After enjoying views of the house, I returned to my bicycle and rode in the direction of Steinfurt, which I had visited by car with my friends during my last trip.  The road was actually closed as it had been freshly paved but since only the white lines were missing I enjoyed a fast ride to Steinfurt, one of my favourite Münsterland towns.  Of course as it was Easter Sunday not much was open and I passed through the impressive old town, stopping only on the outskirts to look at and photograph some very old buildings (including the oldest half-timbered building in Westfalia, which dates to 1380) at the Kommende, which had been set up by the Counts of Steinfurt-Bentheim to settle some of the Knights of St. John who had returned from the Crusades.  The town has a remarkable history and there is still a Count occupying the castle.  I had photographed the impressive castle and surroundings on my previous visit.

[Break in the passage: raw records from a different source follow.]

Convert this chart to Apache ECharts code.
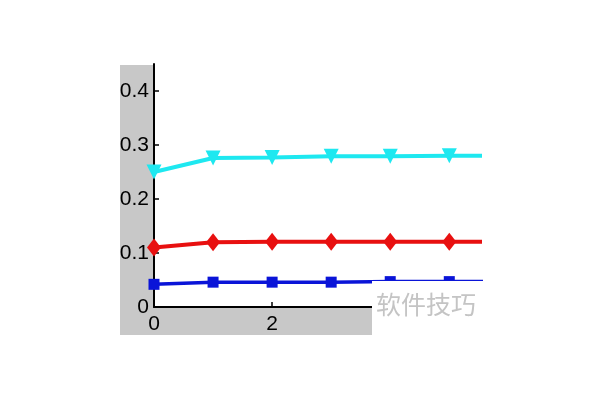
<!DOCTYPE html>
<html><head><meta charset="utf-8">
<script src="https://cdn.jsdelivr.net/npm/echarts@6/dist/echarts.min.js"></script>
<style>html,body{margin:0;padding:0;background:#fff}#c{width:600px;height:400px}</style>
</head><body><div id="c"></div>
<script>
const xValues = [0, 1, 2, 3, 4, 5, 6];
const cyanValues = [0.25, 0.276, 0.277, 0.279, 0.279, 0.28, 0.28];
const redValues = [0.11, 0.12, 0.121, 0.121, 0.121, 0.121, 0.121];
const blueValues = [0.042, 0.046, 0.046, 0.046, 0.047, 0.047, 0.047];
const yTicks = [0, 0.1, 0.2, 0.3, 0.4];
const xTicks = [0, 2];
const watermark = '软件技巧';

const pairs = v => xValues.map((x, i) => [x, v[i]]);
const font = 'Liberation Sans, Arial, sans-serif';
const chart = echarts.init(document.getElementById('c'));
chart.setOption({
  animation: false,
  backgroundColor: '#fff',
  graphic: [
    { type: 'rect', left: 120, top: 65, shape: { width: 34, height: 270 }, style: { fill: '#c8c8c8' }, z: -10 },
    { type: 'rect', left: 120, top: 307, shape: { width: 252, height: 28 }, style: { fill: '#c8c8c8' }, z: -10 },
    { type: 'rect', left: 372, top: 281, shape: { width: 228, height: 60 }, style: { fill: '#fff' }, z: 100 },
    { type: 'rect', left: 372, top: 280, shape: { width: 108, height: 1 }, style: { fill: '#0a14d8' }, z: 101 },
    { type: 'text', left: 376, top: 292, style: { text: watermark, fill: '#c4c4c4', font: '25px "Noto Sans CJK SC"' }, z: 102 }
  ],
  grid: [
    { left: 154, right: 228, top: 64, bottom: 93, show: false },
    { left: 154, right: 120, top: 64, bottom: 93, show: false }
  ],
  xAxis: [
    { gridIndex: 0, type: 'value', min: 0, max: 3.69, interval: 2,
      axisLine: { lineStyle: { color: '#000', width: 2 } },
      axisTick: { inside: true, length: 5, customValues: xTicks, lineStyle: { color: '#000', width: 1.5 } },
      splitLine: { show: false },
      axisLabel: { color: '#000', fontSize: 21, fontFamily: font, margin: 7, customValues: xTicks,
        formatter: v => String(v) } },
    { gridIndex: 1, type: 'value', min: 0, max: 5.52, show: false }
  ],
  yAxis: [
    { gridIndex: 0, type: 'value', min: 0, max: 0.45, interval: 0.1,
      axisLine: { show: true, lineStyle: { color: '#000', width: 2 } },
      axisTick: { show: true, inside: true, length: 5, customValues: yTicks, lineStyle: { color: '#000', width: 1.5 } },
      splitLine: { show: false },
      axisLabel: { color: '#000', fontSize: 21, fontFamily: font, margin: 5, customValues: yTicks,
        formatter: v => String(Math.round(v * 10) / 10) } },
    { gridIndex: 1, type: 'value', min: 0, max: 0.45, show: false }
  ],
  series: [
    { type: 'line', xAxisIndex: 1, yAxisIndex: 1, data: pairs(cyanValues), color: '#1ee8f0',
      lineStyle: { width: 4 }, symbol: 'triangle', symbolRotate: 180, symbolSize: 15, clip: true, z: 3 },
    { type: 'line', xAxisIndex: 1, yAxisIndex: 1, data: pairs(redValues), color: '#e81010',
      lineStyle: { width: 4 }, symbol: 'diamond', symbolSize: [14, 18], clip: true, z: 3 },
    { type: 'line', xAxisIndex: 1, yAxisIndex: 1, data: pairs(blueValues), color: '#0a14d8',
      lineStyle: { width: 3.5 }, symbol: 'rect', symbolSize: 11, clip: true, z: 3 }
  ]
});
</script></body></html>
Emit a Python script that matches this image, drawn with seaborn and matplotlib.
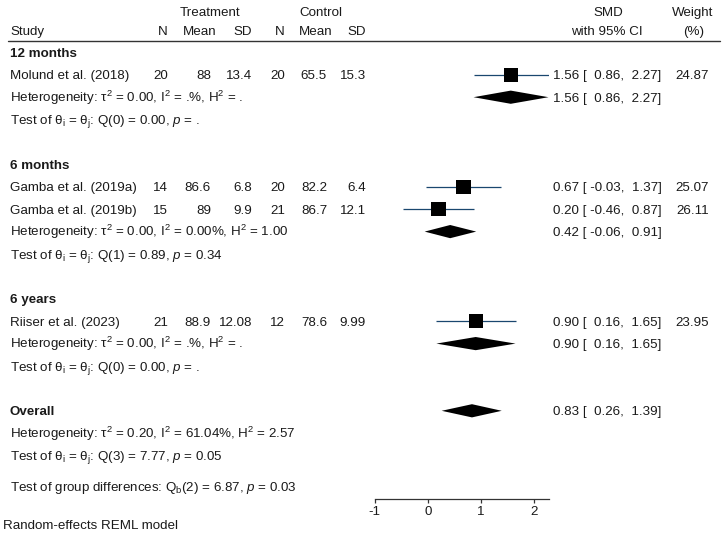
import matplotlib
matplotlib.use("Agg")
import matplotlib.pyplot as plt
import seaborn as sns
import pandas as pd

# ---------------- data ----------------
studies = ["Molund et al. (2018)", "Gamba et al. (2019a)", "Gamba et al. (2019b)", "Riiser et al. (2023)"]
study_group = ["12 months", "6 months", "6 months", "6 years"]
t_n = [20, 14, 15, 21]
t_mean = ["88", "86.6", "89", "88.9"]
t_sd = ["13.4", "6.8", "9.9", "12.08"]
c_n = [20, 20, 21, 12]
c_mean = ["65.5", "82.2", "86.7", "78.6"]
c_sd = ["15.3", "6.4", "12.1", "9.99"]
smd = [1.56, 0.67, 0.20, 0.90]
ci_lo = [0.86, -0.03, -0.46, 0.16]
ci_hi = [2.27, 1.37, 0.87, 1.65]
weight = [24.87, 25.07, 26.11, 23.95]

groups = ["12 months", "6 months", "6 years"]
group_smd = [1.56, 0.42, 0.90]
group_lo = [0.86, -0.06, 0.16]
group_hi = [2.27, 0.91, 1.65]
group_tau2 = ["0.00", "0.00", "0.00"]
group_i2 = [".%", "0.00%", ".%"]
group_h2 = [".", "1.00", "."]
group_qdf = [0, 1, 0]
group_q = ["0.00", "0.89", "0.00"]
group_p = [".", "0.34", "."]

overall_smd, overall_lo, overall_hi = 0.83, 0.26, 1.39
overall_tau2, overall_i2, overall_h2 = "0.20", "61.04%", "2.57"
overall_qdf, overall_q, overall_p = 3, "7.77", "0.05"
diff_df, diff_q, diff_p = 2, "6.87", "0.03"

xticks = [-1, 0, 1, 2]

# ---------------- style ----------------
sns.set_theme(style="white")
plt.rcParams["font.family"] = ["Liberation Sans", "DejaVu Sans"]
plt.rcParams["mathtext.fontset"] = "custom"
plt.rcParams["mathtext.rm"] = "Liberation Sans"
plt.rcParams["mathtext.it"] = "Liberation Sans:italic"
plt.rcParams["mathtext.bf"] = "Liberation Sans:bold"

W, H = 724, 544
FS = 9.6
TXT = "#1a1a1a"
fig = plt.figure(figsize=(W / 100, H / 100), dpi=100)

ax_t = fig.add_axes([0, 0, 1, 1])
ax_t.set_xlim(0, W)
ax_t.set_ylim(H, 0)
ax_t.axis("off")

AX_Y = 498.5
x_left_px, x_right_px = 374.7, 548.5
ax_p = fig.add_axes([x_left_px / W, (H - AX_Y) / H, (x_right_px - x_left_px) / W, AX_Y / H])
ax_p.set_facecolor("none")
ax_p.set_ylim(AX_Y, 0)
ax_p.set_xlim(-1, max(ci_hi))

OFF = 4.6  # baseline offset from row center (px)


def put(x, y, s, ha="left", bold=False):
    ax_t.text(x, y + OFF, s, ha=ha, va="baseline", fontsize=FS, color=TXT,
              fontweight="bold" if bold else "normal")


STEP = 22.4
Y0 = 30.0


def ry(r):
    return Y0 + STEP * r


# column positions
X_STUDY = 10
X_TN, X_TM, X_TS = 168, 211, 252
X_CN, X_CM, X_CS = 285, 327, 366
X_EFF = 553
X_WT = 709

# header
put(210, 11.5, "Treatment", ha="center")
put(321, 11.5, "Control", ha="center")
put(608, 11.5, "SMD", ha="center")
put(693, 11.5, "Weight", ha="center")
put(X_STUDY, Y0, "Study")
put(X_TN, Y0, "N", ha="right")
put(217, Y0, "Mean", ha="right")
put(X_TS, Y0, "SD", ha="right")
put(X_CN, Y0, "N", ha="right")
put(332, Y0, "Mean", ha="right")
put(X_CS, Y0, "SD", ha="right")
put(607, Y0, "with 95% CI", ha="center")
put(694, Y0, "(%)", ha="center")
ax_t.plot([8, 720], [41, 41], color="#333333", lw=1.0)


def fmt_ci(e, lo, hi):
    return f"{e:.2f} [{lo:6.2f},{hi:6.2f}]"


r = 1
study_rows = {}
group_rows = []
for gi, g in enumerate(groups):
    put(X_STUDY, ry(r), g, bold=True)
    r += 1
    for si, s in enumerate(studies):
        if study_group[si] != g:
            continue
        y = ry(r)
        study_rows[si] = y
        put(X_STUDY, y, s)
        put(X_TN, y, str(t_n[si]), ha="right")
        put(X_TM, y, t_mean[si], ha="right")
        put(X_TS, y, t_sd[si], ha="right")
        put(X_CN, y, str(c_n[si]), ha="right")
        put(X_CM, y, c_mean[si], ha="right")
        put(X_CS, y, c_sd[si], ha="right")
        put(X_EFF, y, fmt_ci(smd[si], ci_lo[si], ci_hi[si]))
        put(X_WT, y, f"{weight[si]:.2f}", ha="right")
        r += 1
    y = ry(r)
    group_rows.append(y)
    put(X_STUDY, y, f"Heterogeneity: τ$^2$ = {group_tau2[gi]}, I$^2$ = {group_i2[gi]}, H$^2$ = {group_h2[gi]}")
    put(X_EFF, y, fmt_ci(group_smd[gi], group_lo[gi], group_hi[gi]))
    r += 1
    put(X_STUDY, ry(r), f"Test of θ$_\\mathrm{{i}}$ = θ$_\\mathrm{{j}}$: Q({group_qdf[gi]}) = {group_q[gi]}, $p$ = {group_p[gi]}")
    r += 2

y_over = ry(r)
put(X_STUDY, y_over, "Overall", bold=True)
put(X_EFF, y_over, fmt_ci(overall_smd, overall_lo, overall_hi))
r += 1
put(X_STUDY, ry(r), f"Heterogeneity: τ$^2$ = {overall_tau2}, I$^2$ = {overall_i2}, H$^2$ = {overall_h2}")
r += 1
put(X_STUDY, ry(r), f"Test of θ$_\\mathrm{{i}}$ = θ$_\\mathrm{{j}}$: Q({overall_qdf}) = {overall_q}, $p$ = {overall_p}")
put(X_STUDY, 486, f"Test of group differences: Q$_\\mathrm{{b}}$({diff_df}) = {diff_q}, $p$ = {diff_p}")
put(3, 524, "Random-effects REML model")

# ---------------- forest marks ----------------
df = pd.DataFrame({
    "smd": smd, "lo": ci_lo, "hi": ci_hi, "weight": weight,
    "y": [study_rows[i] for i in range(len(studies))],
})
ax_p.hlines(df["y"], df["lo"], df["hi"], color="#1a476f", lw=0.9, zorder=2)
sns.scatterplot(data=df, x="smd", y="y", size="weight", sizes=(0, 26.11 * 4.1),
                size_norm=(0, 26.11), marker="s", color="black", linewidth=0,
                legend=False, ax=ax_p, zorder=3)

DH = 6.6
d_est = group_smd + [overall_smd]
d_lo = group_lo + [overall_lo]
d_hi = group_hi + [overall_hi]
d_y = group_rows + [y_over]
for e, lo, hi, y in zip(d_est, d_lo, d_hi, d_y):
    ax_p.fill([lo, e, hi, e], [y, y - DH, y, y + DH], color="black", lw=0, zorder=3)

ax_p.set_xlabel("")
ax_p.set_ylabel("")
ax_p.set_yticks([])
ax_p.set_xticks(xticks)
ax_p.set_xticklabels([str(t) for t in xticks])
for side in ["top", "left", "right"]:
    ax_p.spines[side].set_visible(False)
ax_p.spines["bottom"].set_color("#333333")
ax_p.spines["bottom"].set_linewidth(0.9)
ax_p.tick_params(axis="x", bottom=True, direction="out", length=3, width=0.9,
                 color="#333333", labelsize=FS, labelcolor=TXT, pad=2.5)

fig.savefig("out.png", dpi=100)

Ignoring my GPS course which would have taken me on the main road back to Laer, I instead took a somewhat meandering course that added a few kilometers.  I also thought I would try to get back on the course as I neared Laer, which was a mistake since I ended up on a very small agricultural road followed by no road at all and I had to walk the last 200 m across a field to the main Steinfurter Strasse.

It had been a satisfying ride, even if I had not seen all the castles I had hoped for.  I had put in just over 80 kms but without getting lost it would have been quite a bit less!  On the next trip I will do my planning a bit more carefully and take the bike route up to Rheine and Bad Bentheim, avoiding main roads.

I was glad that I did the ride on Easter Sunday as Monday dawned cold and wet, with light rain.  It was enough to discourage thoughts of more riding so after another fine breakfast, I took my leave of my friends and Carmen dropped me off in Münster at the station for an earlier trip back home.